The design allows for the shutdown of ports or gearboxes when not in use. The switches also feature custom ASIC SERDES level power control and support new types of optics, such as LPO, among other advancements. Using sophisticated power management techniques to minimize energy consumption, the QFX lowers operational costs and minimizes environmental impact.
- Junos OS Evolved: The Junos® operating system enhances data center operations with advanced telemetry, automation, and analytics capabilities. Operators can monitor real-time thermal data and proactively adjust their cooling strategies. With Junos Evolved, data centers can respond quickly to thermal fluctuations, ensuring consistent operational efficiency.
- Juniper Apstra automation: Juniper Apstra™ enables seamless network automation and policy orchestration across large AI data centers. Juniper Apstra dynamically manages workloads and network traffic through auto-tuning. It detects potential overheating issues via probes and alerts operators to avoid hardware degradation, helping maintain system integrity.

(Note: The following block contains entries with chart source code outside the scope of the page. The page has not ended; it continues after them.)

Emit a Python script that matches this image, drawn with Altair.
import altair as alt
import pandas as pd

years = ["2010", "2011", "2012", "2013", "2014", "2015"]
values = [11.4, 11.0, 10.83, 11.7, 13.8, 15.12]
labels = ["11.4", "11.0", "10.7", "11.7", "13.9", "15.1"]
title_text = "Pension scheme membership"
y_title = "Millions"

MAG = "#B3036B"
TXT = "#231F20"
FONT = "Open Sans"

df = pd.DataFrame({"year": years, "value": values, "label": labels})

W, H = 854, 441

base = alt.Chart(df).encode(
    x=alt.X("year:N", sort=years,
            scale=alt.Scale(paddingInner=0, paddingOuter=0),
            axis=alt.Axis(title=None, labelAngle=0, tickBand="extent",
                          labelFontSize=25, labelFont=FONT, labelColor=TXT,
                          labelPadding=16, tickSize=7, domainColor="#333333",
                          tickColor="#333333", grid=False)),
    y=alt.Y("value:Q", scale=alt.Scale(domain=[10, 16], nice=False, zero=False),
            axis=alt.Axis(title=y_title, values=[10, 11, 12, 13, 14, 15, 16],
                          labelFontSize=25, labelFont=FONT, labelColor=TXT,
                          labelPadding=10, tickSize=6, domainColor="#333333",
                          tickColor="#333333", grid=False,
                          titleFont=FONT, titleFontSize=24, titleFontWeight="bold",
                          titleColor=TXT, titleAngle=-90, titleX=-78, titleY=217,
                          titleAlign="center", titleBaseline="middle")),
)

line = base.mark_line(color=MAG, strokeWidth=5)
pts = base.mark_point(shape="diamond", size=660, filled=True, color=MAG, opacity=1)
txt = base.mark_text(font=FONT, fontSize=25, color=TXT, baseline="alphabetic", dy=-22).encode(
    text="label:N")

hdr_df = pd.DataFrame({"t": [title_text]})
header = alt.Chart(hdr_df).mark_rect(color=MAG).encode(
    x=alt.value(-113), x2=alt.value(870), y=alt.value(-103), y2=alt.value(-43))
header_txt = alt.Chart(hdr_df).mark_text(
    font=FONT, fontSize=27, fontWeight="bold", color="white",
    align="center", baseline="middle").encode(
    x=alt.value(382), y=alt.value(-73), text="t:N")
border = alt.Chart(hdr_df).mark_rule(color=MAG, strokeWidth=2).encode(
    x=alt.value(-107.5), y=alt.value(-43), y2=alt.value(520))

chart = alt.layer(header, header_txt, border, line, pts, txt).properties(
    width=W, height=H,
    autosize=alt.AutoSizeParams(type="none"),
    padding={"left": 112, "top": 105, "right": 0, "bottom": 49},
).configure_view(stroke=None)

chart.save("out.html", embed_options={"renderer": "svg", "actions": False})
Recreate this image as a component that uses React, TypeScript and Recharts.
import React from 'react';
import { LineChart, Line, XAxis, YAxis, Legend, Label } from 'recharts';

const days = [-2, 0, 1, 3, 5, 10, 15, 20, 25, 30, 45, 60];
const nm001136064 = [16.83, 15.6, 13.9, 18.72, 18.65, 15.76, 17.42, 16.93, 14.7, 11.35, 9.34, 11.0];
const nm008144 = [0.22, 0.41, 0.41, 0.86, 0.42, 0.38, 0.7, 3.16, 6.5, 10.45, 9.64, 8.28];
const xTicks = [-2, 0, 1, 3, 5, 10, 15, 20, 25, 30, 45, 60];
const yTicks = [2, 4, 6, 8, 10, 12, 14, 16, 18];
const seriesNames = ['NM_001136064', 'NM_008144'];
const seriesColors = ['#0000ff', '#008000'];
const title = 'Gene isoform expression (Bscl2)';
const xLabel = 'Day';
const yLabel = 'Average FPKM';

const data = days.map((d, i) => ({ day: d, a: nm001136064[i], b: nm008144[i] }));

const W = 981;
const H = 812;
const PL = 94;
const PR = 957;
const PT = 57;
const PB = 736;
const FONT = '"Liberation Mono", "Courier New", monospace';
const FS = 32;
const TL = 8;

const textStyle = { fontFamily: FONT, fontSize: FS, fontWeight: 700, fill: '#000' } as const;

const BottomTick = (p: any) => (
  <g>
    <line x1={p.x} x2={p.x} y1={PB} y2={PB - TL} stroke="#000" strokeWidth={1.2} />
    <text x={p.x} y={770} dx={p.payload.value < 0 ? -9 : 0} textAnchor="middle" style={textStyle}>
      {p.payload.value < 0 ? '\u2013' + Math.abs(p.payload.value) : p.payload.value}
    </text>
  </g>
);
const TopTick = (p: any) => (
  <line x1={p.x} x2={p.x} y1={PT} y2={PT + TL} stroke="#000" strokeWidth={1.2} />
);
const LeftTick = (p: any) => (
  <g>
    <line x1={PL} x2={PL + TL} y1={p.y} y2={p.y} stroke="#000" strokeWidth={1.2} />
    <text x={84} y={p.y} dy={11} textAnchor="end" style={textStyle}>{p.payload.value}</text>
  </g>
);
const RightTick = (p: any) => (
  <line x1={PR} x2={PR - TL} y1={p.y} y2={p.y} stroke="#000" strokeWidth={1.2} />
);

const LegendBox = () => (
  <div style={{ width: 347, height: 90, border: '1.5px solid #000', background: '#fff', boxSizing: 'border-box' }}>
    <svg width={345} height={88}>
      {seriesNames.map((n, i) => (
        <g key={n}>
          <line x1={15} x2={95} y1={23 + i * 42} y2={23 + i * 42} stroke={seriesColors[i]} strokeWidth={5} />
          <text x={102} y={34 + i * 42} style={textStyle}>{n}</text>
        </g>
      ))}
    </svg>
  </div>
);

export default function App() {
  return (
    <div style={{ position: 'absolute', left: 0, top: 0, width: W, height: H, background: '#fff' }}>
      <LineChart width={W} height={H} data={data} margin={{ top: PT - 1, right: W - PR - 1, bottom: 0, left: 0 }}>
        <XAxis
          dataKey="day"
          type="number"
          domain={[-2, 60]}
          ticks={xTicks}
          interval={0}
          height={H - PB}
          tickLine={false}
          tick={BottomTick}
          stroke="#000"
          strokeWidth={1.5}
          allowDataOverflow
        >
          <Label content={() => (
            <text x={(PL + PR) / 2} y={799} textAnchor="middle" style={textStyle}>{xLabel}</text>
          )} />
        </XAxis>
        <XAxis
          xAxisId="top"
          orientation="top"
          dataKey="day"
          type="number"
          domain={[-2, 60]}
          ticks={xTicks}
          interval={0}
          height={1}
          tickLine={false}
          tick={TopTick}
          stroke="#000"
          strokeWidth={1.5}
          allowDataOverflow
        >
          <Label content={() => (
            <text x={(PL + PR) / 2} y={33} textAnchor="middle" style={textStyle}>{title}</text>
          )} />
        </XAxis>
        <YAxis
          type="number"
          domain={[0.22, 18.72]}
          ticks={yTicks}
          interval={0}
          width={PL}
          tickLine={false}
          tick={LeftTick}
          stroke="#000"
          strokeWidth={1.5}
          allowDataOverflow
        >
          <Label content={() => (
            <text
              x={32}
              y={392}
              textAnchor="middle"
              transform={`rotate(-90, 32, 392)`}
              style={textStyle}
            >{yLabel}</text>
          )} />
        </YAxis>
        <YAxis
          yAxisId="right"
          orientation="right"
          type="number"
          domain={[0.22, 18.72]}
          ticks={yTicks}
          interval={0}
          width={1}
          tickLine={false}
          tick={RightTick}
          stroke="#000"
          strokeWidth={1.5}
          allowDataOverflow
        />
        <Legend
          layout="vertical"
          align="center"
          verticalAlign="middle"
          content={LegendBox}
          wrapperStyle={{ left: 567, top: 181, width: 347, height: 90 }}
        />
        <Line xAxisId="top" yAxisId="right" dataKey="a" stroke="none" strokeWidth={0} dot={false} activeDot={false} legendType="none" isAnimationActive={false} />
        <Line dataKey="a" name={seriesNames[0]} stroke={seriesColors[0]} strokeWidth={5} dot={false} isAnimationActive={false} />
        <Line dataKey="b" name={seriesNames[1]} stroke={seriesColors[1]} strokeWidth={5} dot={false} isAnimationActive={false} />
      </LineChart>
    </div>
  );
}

The future of thermal management for AI infrastructure
Thermal management in AI data centers presents a significant challenge in the evolving computing landscape. As AI workloads require greater compute resources, the demand for efficient data center cooling solutions will increase dramatically. By implementing advanced thermal management strategies now, data centers can meet the rigorous performance requirements of AI applications and keep operational costs under control.
With its high-performance switches, automated fabric management with Juniper Apstra Cloud Services™, and energy-efficient solutions, Juniper Networks is helping build the next generation of AI data centers. Tackling these thermal challenges empowers organizations to unleash the full potential of their data center infrastructures, promote sustainability, and ensure long-term success in their AI initiatives.